Genetic sleuthing finds last woolly mammoths originated in North America

By Bob Weber, THE CANADIAN PRESS

It’s a standard image from any museum or textbook on early humans – skin-clad hunters brandishing stone-tipped spears and surrounding that icon of the Ice Age, an enormous but soon-to-be-supper woolly mammoth.

Now, DNA analysis has shed new light on the development of humanity’s original full-meal deal. In a paper published Thursday in the journal Cell Biology, two Canadian scientists describe how they used genetic sleuthing to determine the last of the now-extinct beasts that fed humans around the world tens of thousands of years ago actually developed in North America.

“The Siberian mammoth went extinct about 38,000 years ago and they were supplanted by immigrants from North America,” said Dr. Hendrik Poinar, an evolutionary geneticist from McMaster University in Hamilton, Ont. Close relatives of modern-day elephants, mammoths were huge, shaggy animals weighing up to eight tonnes.
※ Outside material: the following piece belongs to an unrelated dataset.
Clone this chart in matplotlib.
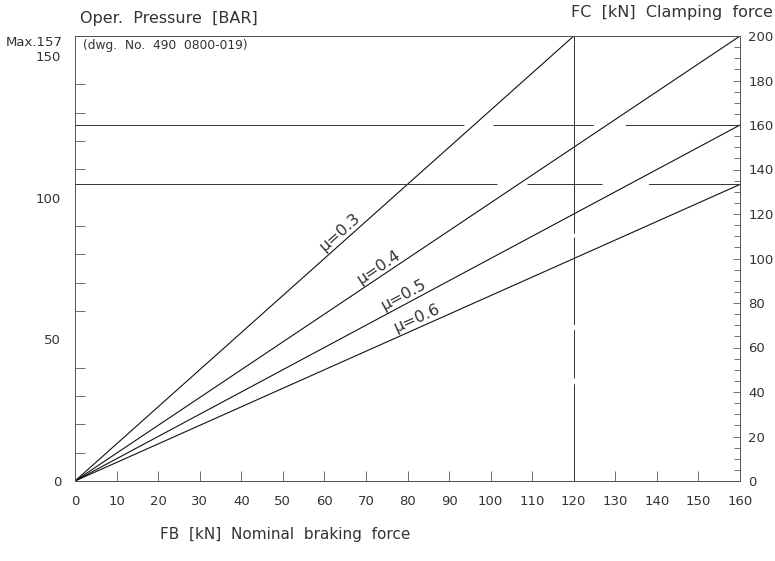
import numpy as np
import matplotlib.pyplot as plt
from matplotlib.transforms import offset_copy

# friction lines: start at origin, end points
mu_labels = ['\u03bc=0.3', '\u03bc=0.4', '\u03bc=0.5', '\u03bc=0.6']
fb_end = [120, 160, 160, 160]
fc_end = [200, 200, 160, 133.3]
label_fb = [65, 74, 80, 83]

# reference lines
fc_ref = [160, 133.3]
fb_ref = 120

p_max = 157
fc_max = 200
fb_max = 160

plt.rcParams['font.family'] = ['DejaVu Sans']
txt = '#333333'

fig = plt.figure(figsize=(7.75, 5.61), dpi=100)
ax = fig.add_axes([75 / 775, 1 - 481 / 561, (740 - 75) / 775, (481 - 36) / 561])
ax2 = ax.twinx()

ax.set_xlim(0, fb_max)
ax.set_ylim(0, p_max)
ax2.set_ylim(0, fc_max)

for a in (ax, ax2):
    for s in a.spines.values():
        s.set_linewidth(0.7)
        s.set_color('#555555')

# lines on clamping force scale
for lab, xe, ye, xl in zip(mu_labels, fb_end, fc_end, label_fb):
    ax2.plot([0, xe], [0, ye], color='#111111', lw=0.8)
    yl = ye * xl / xe
    ang = np.degrees(np.arctan2(ye, xe))
    ax2.text(xl, yl + 0.8, lab, rotation=ang, transform_rotates_text=True,
             rotation_mode='anchor', ha='center', va='bottom',
             fontsize=11.5, color=txt)

# dashed reference lines (dash lengths roughly in pixels)
ax2.plot([0, fb_max], [fc_ref[0]] * 2, color='#333333', lw=0.7,
         dashes=(400, 30, 103, 33, 300, 5))
ax2.plot([0, fb_max], [fc_ref[1]] * 2, color='#333333', lw=0.7,
         dashes=(434, 31, 77, 48, 300, 5))
ax2.plot([fb_ref, fb_ref], [0, fc_max], color='#333333', lw=0.7,
         dashes=(100, 6, 50, 5, 90, 4, 300, 5))

# ticks
ax.set_xticks(np.arange(0, fb_max + 1, 10))
ax.set_yticks([0, 50, 100, 150])
ax.set_yticks(np.arange(0, p_max, 10), minor=True)
ax.tick_params(axis='both', which='both', direction='in', length=7,
               width=0.6, colors='#555555', labelcolor=txt, labelsize=9.5)
ax.tick_params(axis='y', which='major', length=0, pad=10)
ax.tick_params(axis='x', pad=10)
max_tr = offset_copy(ax.transData, fig=fig, x=-12, y=-6, units='dots')
ax.text(0, p_max, 'Max.157', transform=max_tr, ha='right',
        va='center', fontsize=9.5, color=txt, clip_on=False)

ax2.set_yticks(np.arange(0, fc_max + 1, 20))
ax2.set_yticks(np.arange(0, fc_max, 5), minor=True)
ax2.tick_params(axis='y', which='both', direction='in', length=5,
                width=0.6, colors='#555555', labelcolor=txt, labelsize=9.5, pad=6)
ax2.tick_params(axis='y', which='minor', length=4)

fig.text(80 / 775, 1 - 18 / 561, 'Oper.  Pressure  [BAR]', fontsize=11.5,
         color=txt, va='center')
fig.text(773 / 775, 1 - 12 / 561, 'FC  [kN]  Clamping  force', fontsize=11.5,
         color=txt, va='center', ha='right')
fig.text(83 / 775, 1 - 46 / 561, '(dwg.  No.  490  0800-019)', fontsize=8.8,
         color=txt, va='center')
fig.text(285 / 775, 1 - 534 / 561, 'FB  [kN]  Nominal  braking  force',
         fontsize=11, color=txt, va='center', ha='center')

fig.savefig('out.png', dpi=100, facecolor='white')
They had curved ivory tusks that arced up to five metres on either side of their long, flexible trunks. The last ones died out about 4,000 years ago on Russia’s Wrangel Island just northwest of the Bering Strait.
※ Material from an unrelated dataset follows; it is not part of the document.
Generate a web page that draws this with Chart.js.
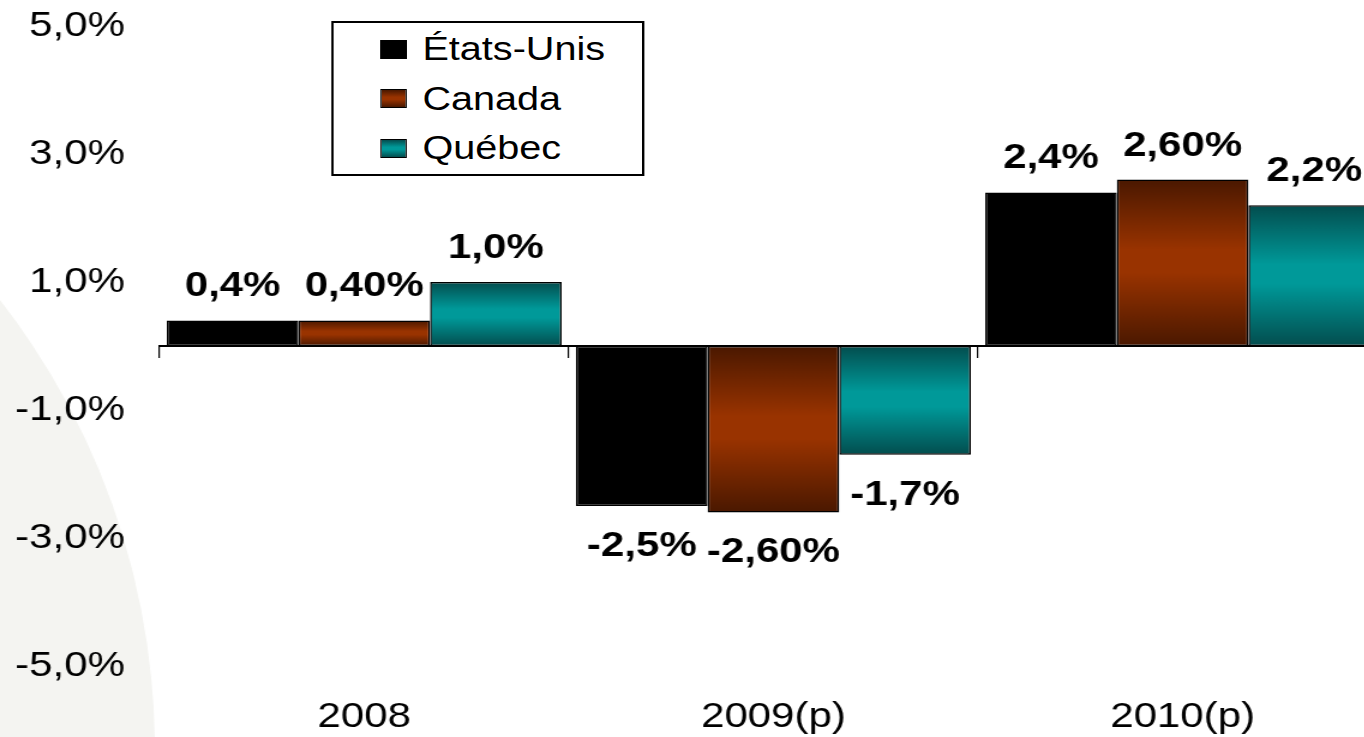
<!DOCTYPE html>
<html>
<head>
<meta charset="utf-8">
<script src="https://cdn.jsdelivr.net/npm/chart.js@4.4.0/dist/chart.umd.min.js"></script>
<style>
  html, body { margin: 0; padding: 0; background: #fff; overflow: hidden; width: 1364px; height: 737px; }
  #wrap { position: absolute; left: 0; top: 0; width: 1160px; height: 737px; transform: scaleX(1.2); transform-origin: 0 0; }
  #c { position: absolute; left: 0; top: 0; }
  #legend { position: absolute; left: 276px; top: 21px; width: 261px; height: 155px; border: 2px solid #000; box-sizing: border-box; background: #fff; font-family: "Liberation Sans", Arial, sans-serif; }
  .row { position: absolute; left: 0; height: 40px; }
  .mk { position: absolute; left: 39px; width: 22px; height: 19px; border: 1.5px solid #000; box-sizing: border-box; }
  .tx { position: absolute; left: 74px; font-size: 33px; color: #000; white-space: nowrap; line-height: 40px; top: 0; }
</style>
</head>
<body>
<div id="wrap">
  <canvas id="c" width="1160" height="737"></canvas>
  <div id="legend"></div>
</div>
<script>
// ---- data ----
const categories = ['2008', '2009(p)', '2010(p)'];
const seriesNames = ['États-Unis', 'Canada', 'Québec'];
const usValues = [0.4, -2.5, 2.4];
const canadaValues = [0.4, -2.6, 2.6];
const quebecValues = [1.0, -1.7, 2.2];
const usLabels = ['0,4%', '-2,5%', '2,4%'];
const canadaLabels = ['0,40%', '-2,60%', '2,60%'];
const quebecLabels = ['1,0%', '-1,7%', '2,2%'];
const yTickValues = [-5, -3, -1, 1, 3, 5];

const FONT = '"Liberation Sans", Arial, sans-serif';
const palette = [
  { dark: '#000000', bright: '#000000' },
  { dark: '#4a1800', bright: '#993300' },
  { dark: '#034d4e', bright: '#009999' }
];

function barGradient(dark, bright) {
  return (c) => {
    const chart = c.chart;
    if (dark === bright || !chart.chartArea || c.type !== 'data') return bright;
    const y = chart.scales.y;
    const v = c.raw;
    const top = y.getPixelForValue(Math.max(v, 0));
    const bot = y.getPixelForValue(Math.min(v, 0));
    if (bot - top < 2) return bright;
    const g = chart.ctx.createLinearGradient(0, top, 0, bot);
    g.addColorStop(0, dark);
    g.addColorStop(0.42, bright);
    g.addColorStop(0.56, bright);
    g.addColorStop(1, dark);
    return g;
  };
}

const valuesList = [usValues, canadaValues, quebecValues];
const labelsList = [usLabels, canadaLabels, quebecLabels];

const datasets = seriesNames.map((name, i) => ({
  label: name,
  data: valuesList[i],
  backgroundColor: barGradient(palette[i].dark, palette[i].bright),
  borderColor: '#000',
  borderWidth: 1.5,
  borderSkipped: false,
  categoryPercentage: 0.965,
  barPercentage: 1.0
}));

// legend (HTML)
const legendEl = document.getElementById('legend');
seriesNames.forEach((name, i) => {
  const row = document.createElement('div');
  row.className = 'row';
  row.style.top = (6 + i * 49.5) + 'px';
  row.style.width = '100%';
  const mk = document.createElement('div');
  mk.className = 'mk';
  mk.style.top = '10.5px';
  mk.style.background = palette[i].dark === palette[i].bright ? palette[i].bright :
    `linear-gradient(to bottom, ${palette[i].dark} 0%, ${palette[i].bright} 42%, ${palette[i].bright} 56%, ${palette[i].dark} 100%)`;
  const tx = document.createElement('div');
  tx.className = 'tx';
  tx.textContent = name;
  row.appendChild(mk);
  row.appendChild(tx);
  legendEl.appendChild(row);
});

const bgPlugin = {
  id: 'bgShape',
  beforeDraw(chart) {
    const ctx = chart.ctx;
    ctx.save();
    ctx.fillStyle = '#f4f4f1';
    ctx.beginPath();
    ctx.ellipse(-480, 750, 609, 731, 0, 0, Math.PI * 2);
    ctx.fill();
    ctx.restore();
  }
};

const valueLabelPlugin = {
  id: 'valueLabels',
  afterDatasetsDraw(chart) {
    const ctx = chart.ctx;
    ctx.save();
    ctx.font = 'bold 35px ' + FONT;
    ctx.fillStyle = '#000';
    ctx.textAlign = 'center';
    ctx.textBaseline = 'alphabetic';
    chart.data.datasets.forEach((ds, di) => {
      const meta = chart.getDatasetMeta(di);
      meta.data.forEach((bar, i) => {
        const v = ds.data[i];
        const y = v >= 0 ? bar.y - 24 : bar.y + 50;
        ctx.fillText(labelsList[di][i], bar.x, y);
      });
    });
    ctx.restore();
  }
};

function zeroPad(scale) {
  scale.paddingTop = 0;
  scale.paddingBottom = 0;
}

new Chart(document.getElementById('c'), {
  type: 'bar',
  data: { labels: categories, datasets },
  plugins: [bgPlugin, valueLabelPlugin],
  options: {
    responsive: false,
    animation: false,
    layout: { padding: { top: 26, right: 4, left: 0, bottom: 0 } },
    plugins: { legend: { display: false }, tooltip: { enabled: false } },
    scales: {
      x: {
        type: 'category',
        position: 'bottom',
        offset: true,
        grid: { display: false, drawTicks: false },
        border: { display: false },
        ticks: { color: '#000', font: { family: FONT, size: 35 }, padding: 30, maxRotation: 0 },
        afterFit(scale) { scale.height = 71; zeroPad(scale); }
      },
      x2: {
        type: 'category',
        position: { y: 0 },
        offset: true,
        grid: { display: true, offset: true, drawOnChartArea: false, drawTicks: true, tickLength: 11, color: '#000', lineWidth: 1.2 },
        border: { display: true, color: '#000', width: 2 },
        ticks: { display: false },
        afterFit(scale) { zeroPad(scale); }
      },
      y: {
        min: -5,
        max: 5,
        grid: { display: false, drawTicks: false },
        border: { display: false },
        afterBuildTicks(scale) { scale.ticks = yTickValues.map(v => ({ value: v })); },
        ticks: {
          color: '#000',
          padding: 29,
          font: { family: FONT, size: 35 },
          callback: (v) => v.toFixed(1).replace('.', ',') + '%'
        },
        afterFit(scale) { scale.width = 133; zeroPad(scale); }
      }
    }
  }
});
</script>
</body>
</html>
But in their prime, woolly mammoths ranged from Spain to North America in populations that may have reached up to sixty animals per 100 square kilometres in parts of Siberia.

They were so common that ivory from their tusks is still found and used in jewelry. That abundance – and their vulnerability to clever mammals able to hunt in groups – gave the animals a long association with human development.
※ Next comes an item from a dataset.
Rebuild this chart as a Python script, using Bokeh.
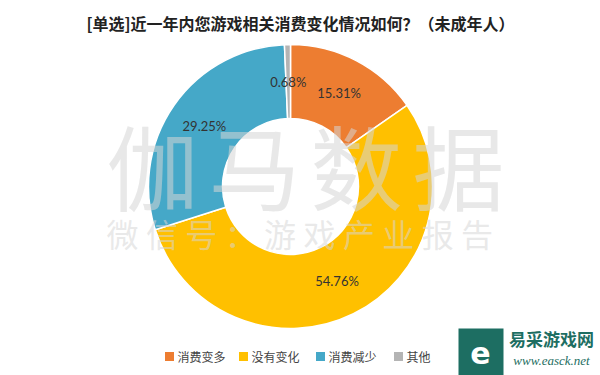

As far back as 1.8 million years, early mammoths were being eaten by Homo erectus, the first hominid known to have used both tools and fire.

Until now, scientists believed that all types of mammoths developed in the Old World and that North America played only a minor role in their history. Poinar’s research on the remains of 160 different animals paints a more complex picture.

Mammoths first crossed from Siberia to what is now Alaska and northern Canada hundreds of millennia ago on a land bridge across the Bering Strait.

It was created by falling sea levels during an ancient ice age. When the ice finally receded some 200,000 years ago, so did the bridge.

Siberian and North American mammoths were isolated from each other for the next 160,000 years, when the land link between the continents re-emerged during another ice age.

But this time it was the North American animals that crossed, replacing the declining herds of Siberian mammoths.